From your post, it sounds like you haven't actually written any code yet, or, if you have, there is no performance problem at the moment.
The only real solution is to look at the bigger picture and develop methods to get data off the disk without stalling the application. This would usually be through asynchronous access and speculative loading. If your application is always accessing the disk and doing work with small subsets of the data, you may want to consider reorganising the data to put all the useful stuff in one place and the other data elsewhere. Without knowing the full problem domain it's not possible to to be really helpful.
Depending on what you mean by "hard to predict", I can think of a few options:
If you always seek based on the same block field/property, store the records on disk sorted by that field. This lets you use binary search for O(log n) efficiency.
If you seek on different block fields, consider storing an external index for each field. A b-tree gives you O(log n) efficiency. When you seek, grab the appropriate index, search it for your block's data file address and jump to it.
Better yet, if your blocks are homogeneous, consider breaking them down into database records. A database gives you optimized storage, indexing, and the ability to perform advanced queries for free.
Use memory-mapped file access rather than the usual open-seek-read/write pattern. This technique works on Windows and Unix platforms.
In this way the operating system's virtual memory system will handle the caching for you. Accesses of blocks that are already in memory will result in no disk seek or read time. Writes from memory back to disk are handled automatically and efficiently and without blocking your application.
Aaron's notes are good too as they will affect initial-load time for a chunk that's not in memory. Combine that with the memory-mapped technique -- after all it's easier to reorder chunks using memcpy() than by reading/writing from disk and attempting swapouts etc.
The most simple way to solve this is to use an OS which solves that for you under the hood, like Linux. Give it enough RAM to hold 10% of the objects in RAM and it will try to keep as many of them in the cache as possible reducing the load time to 0. The recent server versions of Windows might work, too (some of them didn't for me, that's why I'm mentioning this).
If this is a no go, try this algorithm:
Create a very big file on the harddisk. It is very important that you write this in one go so the OS will allocate a continuous space on disk.
Write all your objects into that file. Make sure that each object is the same size (or give each the same space in the file and note the length in the first few bytes of of each chunk).

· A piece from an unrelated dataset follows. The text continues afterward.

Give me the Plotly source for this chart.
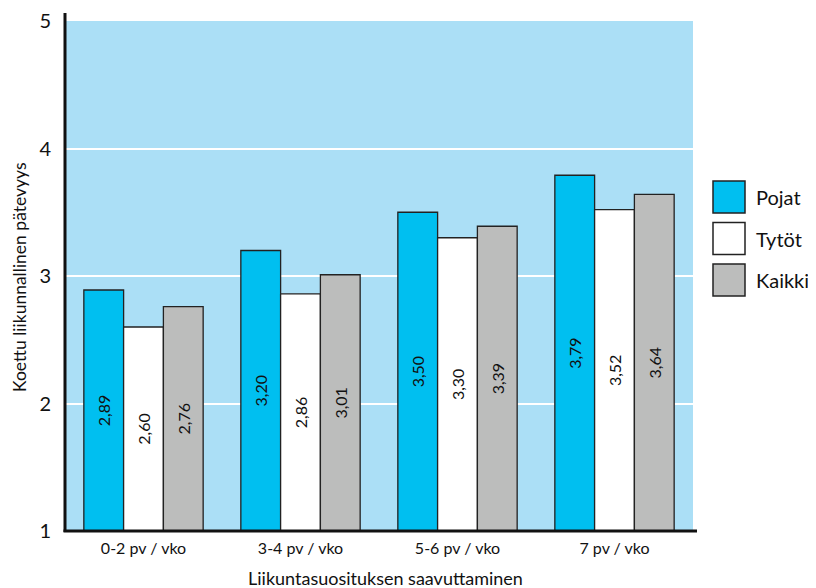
import plotly.graph_objects as go

categories = ["0-2 pv / vko", "3-4 pv / vko", "5-6 pv / vko", "7 pv / vko"]
series_names = ["Pojat", "Tytöt", "Kaikki"]
pojat = [2.89, 3.20, 3.50, 3.79]
tytot = [2.60, 2.86, 3.30, 3.52]
kaikki = [2.76, 3.01, 3.39, 3.64]
series_values = [pojat, tytot, kaikki]
series_colors = ["#00bff0", "#ffffff", "#bcbdbc"]
y_ticks = [1, 2, 3, 4, 5]
y_base = 1
x_title = "Liikuntasuosituksen saavuttaminen"
y_title = "Koettu liikunnallinen pätevyys"

FONT = "Lato, 'Open Sans', sans-serif"
OFF = 8  # page body margin
W, H = 816 - OFF, 588 - OFF
L, R, T, B = 65 - OFF, 123, 21 - OFF, 57
pw, ph = W - L - R, H - T - B

def px2x(px):
    return (px - OFF - L) / pw

def py2y(py):
    return (H - B - (py - OFF)) / ph

fig = go.Figure()
for name, vals, col in zip(series_names, series_values, series_colors):
    fig.add_trace(go.Bar(
        x=categories, y=[v - y_base for v in vals], base=y_base, name=name,
        customdata=vals,
        marker=dict(color=col, line=dict(color="#222222", width=1.3)),
        texttemplate="%{customdata:.2f}", textposition="inside",
        insidetextanchor="middle", textangle=-90,
        textfont=dict(family=FONT, size=16, color="#111111"),
        showlegend=False,
    ))

shapes = []
annotations = []
# custom legend
for i, (name, col) in enumerate(zip(series_names, series_colors)):
    cy = 197 + i * 41.5
    shapes.append(dict(type="rect", xref="paper", yref="paper",
                       x0=px2x(713), x1=px2x(745), y0=py2y(cy - 16), y1=py2y(cy + 16),
                       fillcolor=col, line=dict(color="#222222", width=1.5)))
    annotations.append(dict(xref="paper", yref="paper", x=px2x(754), y=py2y(cy),
                            text=name, showarrow=False, xanchor="left", yanchor="middle",
                            font=dict(family=FONT, size=20, color="#111111")))
# axis lines
shapes.append(dict(type="line", xref="paper", yref="paper", x0=0, x1=0,
                   y0=py2y(532), y1=py2y(13), line=dict(color="#111111", width=3)))
shapes.append(dict(type="line", xref="paper", yref="paper", x0=px2x(63.5), x1=px2x(697),
                   y0=0, y1=0, line=dict(color="#111111", width=3)))

annotations.append(dict(xref="paper", yref="paper", x=px2x(385), y=py2y(578),
                        text=x_title, showarrow=False, xanchor="center", yanchor="middle",
                        font=dict(family=FONT, size=18, color="#111111")))
annotations.append(dict(xref="paper", yref="paper", x=px2x(19), y=py2y(277),
                        text=y_title, showarrow=False, textangle=-90,
                        xanchor="center", yanchor="middle",
                        font=dict(family=FONT, size=17.5, color="#111111")))

fig.update_layout(
    width=W, height=H,
    margin=dict(l=L, r=R, t=T, b=B, autoexpand=False),
    paper_bgcolor="white", plot_bgcolor="#abdff6",
    barmode="group", bargap=0.24, bargroupgap=0,
    separators=", ",
    font=dict(family=FONT, color="#111111"),
    shapes=shapes, annotations=annotations,
    xaxis=dict(showgrid=False, showline=False, ticks="", ticklabelstandoff=6,
               tickfont=dict(family=FONT, size=16, color="#111111")),
    yaxis=dict(range=[1, 5], tickvals=y_ticks, showgrid=True, gridcolor="white",
               gridwidth=2, showline=False, zeroline=False, ticks="",
               ticklabelstandoff=13,
               tickfont=dict(family=FONT, size=20, color="#111111")),
)

fig.write_html("out.html")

Use an empty harddisk or a disk which has just been defragmented.
In a data structure, keep the offsets of each data chunk and how often it is accessed. When it is accessed very often, swap its position in the file with a chunk that is closer to the start of the file and which has a lesser access count.
[EDIT] Access this file with the memory-mapped API of your OS to allow the OS to effectively cache the most used parts to get best performance until you can optimize the file layout next time.

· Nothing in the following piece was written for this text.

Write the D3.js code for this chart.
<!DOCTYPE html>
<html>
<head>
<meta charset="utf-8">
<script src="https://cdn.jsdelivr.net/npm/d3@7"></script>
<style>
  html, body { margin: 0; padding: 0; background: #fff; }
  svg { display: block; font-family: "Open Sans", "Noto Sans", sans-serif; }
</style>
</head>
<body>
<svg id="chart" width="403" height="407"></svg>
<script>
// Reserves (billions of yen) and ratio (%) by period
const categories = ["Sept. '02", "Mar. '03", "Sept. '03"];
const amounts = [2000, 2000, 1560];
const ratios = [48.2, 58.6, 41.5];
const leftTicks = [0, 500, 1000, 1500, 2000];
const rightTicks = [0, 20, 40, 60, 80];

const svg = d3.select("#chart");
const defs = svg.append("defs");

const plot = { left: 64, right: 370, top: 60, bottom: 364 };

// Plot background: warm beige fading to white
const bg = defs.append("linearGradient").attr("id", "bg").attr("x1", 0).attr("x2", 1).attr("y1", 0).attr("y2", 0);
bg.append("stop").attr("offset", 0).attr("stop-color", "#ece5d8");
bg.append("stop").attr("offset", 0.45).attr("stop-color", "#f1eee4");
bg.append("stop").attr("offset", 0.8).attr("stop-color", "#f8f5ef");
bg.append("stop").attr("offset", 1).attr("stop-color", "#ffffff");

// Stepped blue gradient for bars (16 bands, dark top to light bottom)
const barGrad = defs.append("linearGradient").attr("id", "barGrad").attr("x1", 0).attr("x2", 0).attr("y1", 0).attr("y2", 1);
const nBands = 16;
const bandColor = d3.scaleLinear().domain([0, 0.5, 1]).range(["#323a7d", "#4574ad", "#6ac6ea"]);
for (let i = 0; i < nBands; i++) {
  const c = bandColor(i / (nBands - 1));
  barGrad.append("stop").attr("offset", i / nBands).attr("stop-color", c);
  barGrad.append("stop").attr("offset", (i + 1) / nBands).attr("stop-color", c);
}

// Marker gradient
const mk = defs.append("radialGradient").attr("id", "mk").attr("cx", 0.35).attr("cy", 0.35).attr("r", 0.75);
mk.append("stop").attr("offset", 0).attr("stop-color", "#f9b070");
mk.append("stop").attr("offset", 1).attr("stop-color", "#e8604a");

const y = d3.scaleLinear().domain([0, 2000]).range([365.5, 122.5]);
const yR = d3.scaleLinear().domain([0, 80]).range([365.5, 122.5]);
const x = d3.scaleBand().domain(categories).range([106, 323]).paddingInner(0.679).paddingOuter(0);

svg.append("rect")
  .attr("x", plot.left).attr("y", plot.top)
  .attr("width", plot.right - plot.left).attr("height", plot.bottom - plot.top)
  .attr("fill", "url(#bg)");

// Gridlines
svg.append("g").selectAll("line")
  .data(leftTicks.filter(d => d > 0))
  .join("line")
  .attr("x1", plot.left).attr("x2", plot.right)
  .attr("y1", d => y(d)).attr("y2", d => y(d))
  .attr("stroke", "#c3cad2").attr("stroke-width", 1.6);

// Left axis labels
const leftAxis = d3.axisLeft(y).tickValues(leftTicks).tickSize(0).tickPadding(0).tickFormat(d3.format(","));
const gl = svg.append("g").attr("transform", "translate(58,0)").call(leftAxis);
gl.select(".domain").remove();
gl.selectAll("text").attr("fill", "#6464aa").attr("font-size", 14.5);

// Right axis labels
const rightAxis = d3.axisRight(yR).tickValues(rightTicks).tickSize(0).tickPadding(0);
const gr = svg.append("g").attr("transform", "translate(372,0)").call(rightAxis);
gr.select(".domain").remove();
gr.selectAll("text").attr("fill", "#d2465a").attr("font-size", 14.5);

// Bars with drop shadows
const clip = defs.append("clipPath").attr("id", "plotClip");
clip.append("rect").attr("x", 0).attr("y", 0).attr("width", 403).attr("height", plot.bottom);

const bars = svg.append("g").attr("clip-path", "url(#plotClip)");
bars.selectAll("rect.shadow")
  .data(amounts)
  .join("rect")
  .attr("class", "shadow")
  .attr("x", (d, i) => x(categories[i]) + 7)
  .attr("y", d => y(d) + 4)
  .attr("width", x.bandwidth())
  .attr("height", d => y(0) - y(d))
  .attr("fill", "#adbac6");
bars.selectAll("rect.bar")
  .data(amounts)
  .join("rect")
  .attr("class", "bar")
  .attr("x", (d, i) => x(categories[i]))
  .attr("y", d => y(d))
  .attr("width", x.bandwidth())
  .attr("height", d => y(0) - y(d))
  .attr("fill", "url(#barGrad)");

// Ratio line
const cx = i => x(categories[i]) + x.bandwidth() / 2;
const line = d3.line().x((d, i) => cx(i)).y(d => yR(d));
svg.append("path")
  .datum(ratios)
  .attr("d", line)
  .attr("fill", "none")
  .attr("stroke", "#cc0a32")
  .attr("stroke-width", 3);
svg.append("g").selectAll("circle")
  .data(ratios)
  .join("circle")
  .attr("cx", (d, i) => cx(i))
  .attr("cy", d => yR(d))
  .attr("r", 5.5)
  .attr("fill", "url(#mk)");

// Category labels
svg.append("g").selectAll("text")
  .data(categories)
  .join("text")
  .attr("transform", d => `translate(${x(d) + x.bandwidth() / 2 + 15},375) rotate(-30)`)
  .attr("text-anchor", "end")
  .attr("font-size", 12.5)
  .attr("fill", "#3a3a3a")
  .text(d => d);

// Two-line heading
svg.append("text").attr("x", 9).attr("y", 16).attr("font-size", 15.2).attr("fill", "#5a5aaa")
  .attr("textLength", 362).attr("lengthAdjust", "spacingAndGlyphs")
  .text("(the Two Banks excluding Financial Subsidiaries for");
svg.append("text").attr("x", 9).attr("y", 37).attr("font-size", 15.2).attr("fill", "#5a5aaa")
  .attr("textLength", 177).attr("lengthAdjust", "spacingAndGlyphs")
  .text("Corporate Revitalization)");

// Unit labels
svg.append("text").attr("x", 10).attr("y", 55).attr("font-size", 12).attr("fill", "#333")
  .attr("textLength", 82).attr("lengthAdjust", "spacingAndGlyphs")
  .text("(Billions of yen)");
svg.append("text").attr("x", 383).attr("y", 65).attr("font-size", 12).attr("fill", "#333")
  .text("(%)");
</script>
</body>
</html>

Over time, heavily accessed chunks will bubble to the top. Note that you can collect the access patterns over some time, analyze them and do the reorder over night when there is little load on your machine. Or you can do the reorder on a completely different machine and swap the file (and the offset table) when that's done.

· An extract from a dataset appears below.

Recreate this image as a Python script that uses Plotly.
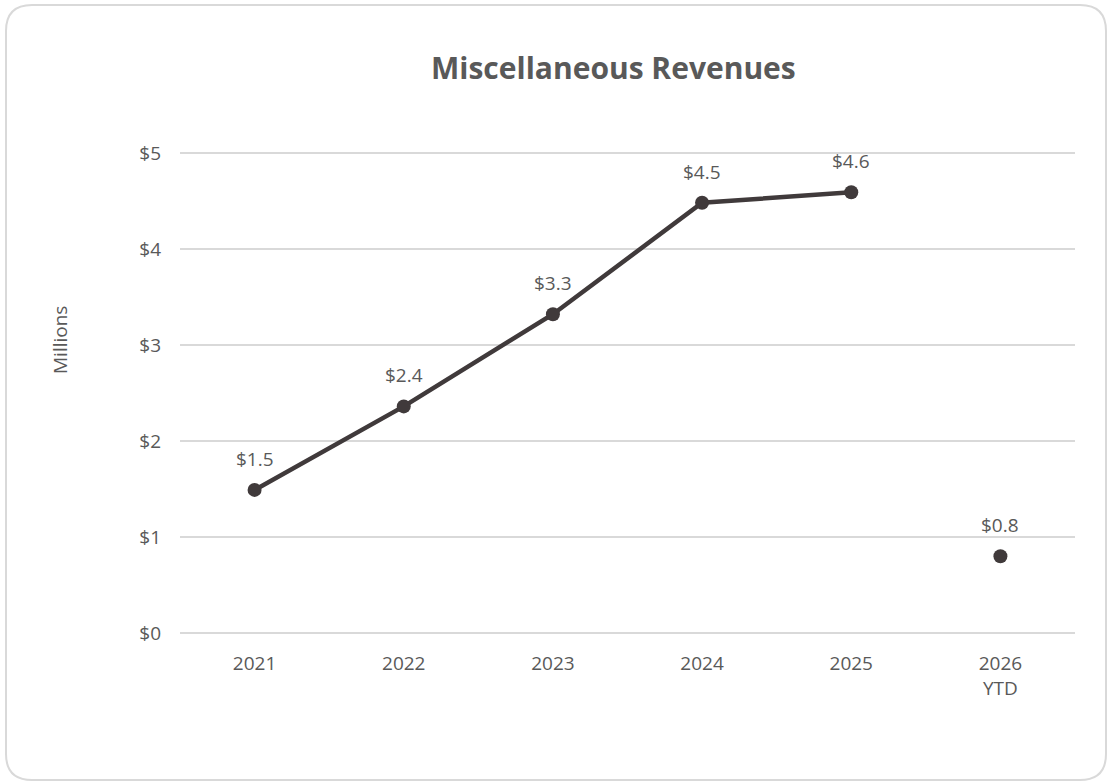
import plotly.graph_objects as go

# Miscellaneous revenues by fiscal year, in millions of dollars
years = ["2021", "2022", "2023", "2024", "2025", "2026<br>YTD"]
revenues = [1.49, 2.36, 3.32, 4.48, 4.59, 0.80]
y_ticks = [0, 1, 2, 3, 4, 5]
y_tick_labels = ["$0", "$1", "$2", "$3", "$4", "$5"]

W, H = 1113, 784
L, R, T, B = 180, 38, 150, 151
PW, PH = W - L - R, H - T - B
Y_MAX = 5.03

FONT = "Open Sans, Noto Sans, sans-serif"
LINE_COLOR = "#403a3b"
TEXT_COLOR = "#595959"
GRID_COLOR = "#d9d9d9"


def px(x):
    return (x - L) / PW


def py(y):
    return (H - B - y) / PH


fig = go.Figure()

# Full years joined by a line
fig.add_trace(go.Scatter(
    x=years[:5], y=revenues[:5],
    mode="lines+markers",
    line=dict(color=LINE_COLOR, width=4.5),
    marker=dict(size=14, color=LINE_COLOR),
    cliponaxis=False,
    showlegend=False,
))

# Year-to-date value shown on its own
fig.add_trace(go.Scatter(
    x=years[5:], y=revenues[5:],
    mode="markers",
    marker=dict(size=14, color=LINE_COLOR),
    cliponaxis=False,
    showlegend=False,
))

# Value labels above each point (category index as x position)
for i, v in enumerate(revenues):
    fig.add_annotation(
        x=i, y=v, text=f"${v:.1f}", showarrow=False,
        xanchor="center", yanchor="middle", yshift=31,
        font=dict(family=FONT, size=19, color=TEXT_COLOR),
    )

# Top gridline at the $5 tick
fig.add_shape(type="line", xref="paper", yref="y", x0=0, x1=1, y0=5, y1=5,
              line=dict(color=GRID_COLOR, width=1.5), layer="below")

# Rounded outer frame
x0, x1, y0, y1, r = 6, 1106, 5, 780, 26
path = (
    f"M {px(x0 + r)},{py(y0)} L {px(x1 - r)},{py(y0)} "
    f"Q {px(x1)},{py(y0)} {px(x1)},{py(y0 + r)} "
    f"L {px(x1)},{py(y1 - r)} "
    f"Q {px(x1)},{py(y1)} {px(x1 - r)},{py(y1)} "
    f"L {px(x0 + r)},{py(y1)} "
    f"Q {px(x0)},{py(y1)} {px(x0)},{py(y1 - r)} "
    f"L {px(x0)},{py(y0 + r)} "
    f"Q {px(x0)},{py(y0)} {px(x0 + r)},{py(y0)} Z"
)
fig.add_shape(type="path", path=path, xref="paper", yref="paper",
              line=dict(color=GRID_COLOR, width=2), layer="below")

fig.add_annotation(
    text="<b>Miscellaneous Revenues</b>",
    x=px(613), y=py(68), xref="paper", yref="paper",
    xanchor="center", yanchor="middle", showarrow=False,
    font=dict(family=FONT, size=30, color=TEXT_COLOR),
)
fig.add_annotation(
    text="Millions",
    x=px(60), y=py(340), xref="paper", yref="paper",
    xanchor="center", yanchor="middle", showarrow=False, textangle=-90,
    font=dict(family=FONT, size=19, color=TEXT_COLOR),
)

fig.update_layout(
    width=W, height=H,
    margin=dict(l=L, r=R, t=T, b=B),
    paper_bgcolor="white", plot_bgcolor="white",
    font=dict(family=FONT, color=TEXT_COLOR),
)
fig.update_xaxes(
    type="category", range=[-0.5, 5.5],
    showgrid=False, showline=False, ticks="",
    tickfont=dict(family=FONT, size=19, color=TEXT_COLOR),
    ticklabelstandoff=17,
    fixedrange=True,
)
fig.update_yaxes(
    range=[0, Y_MAX], tickvals=y_ticks, ticktext=y_tick_labels,
    showgrid=True, gridcolor=GRID_COLOR, gridwidth=1.5,
    zeroline=True, zerolinecolor=GRID_COLOR, zerolinewidth=1.5,
    showline=False, ticks="", ticklabelstandoff=18,
    tickfont=dict(family=FONT, size=19, color=TEXT_COLOR),
    fixedrange=True,
)

fig.write_html("out.html")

That said, you should really rely on a modern OS where a lot of clever people have thought long and hard to solve these issues for you.
That's an interesting challenge. Unfortunately, I don't know how to solve this out of the box, either. Corbin's approach sounds reasonable to me.
Here's a little optimization suggestion, at least: Place the most-accessed items at the center of your disk (or unfragmented file), not at the start of end. That way, seeking to lesser-used data will be closer by average. Err, that's pretty obvious, though.
Please let us know if you figure out a solution yourself.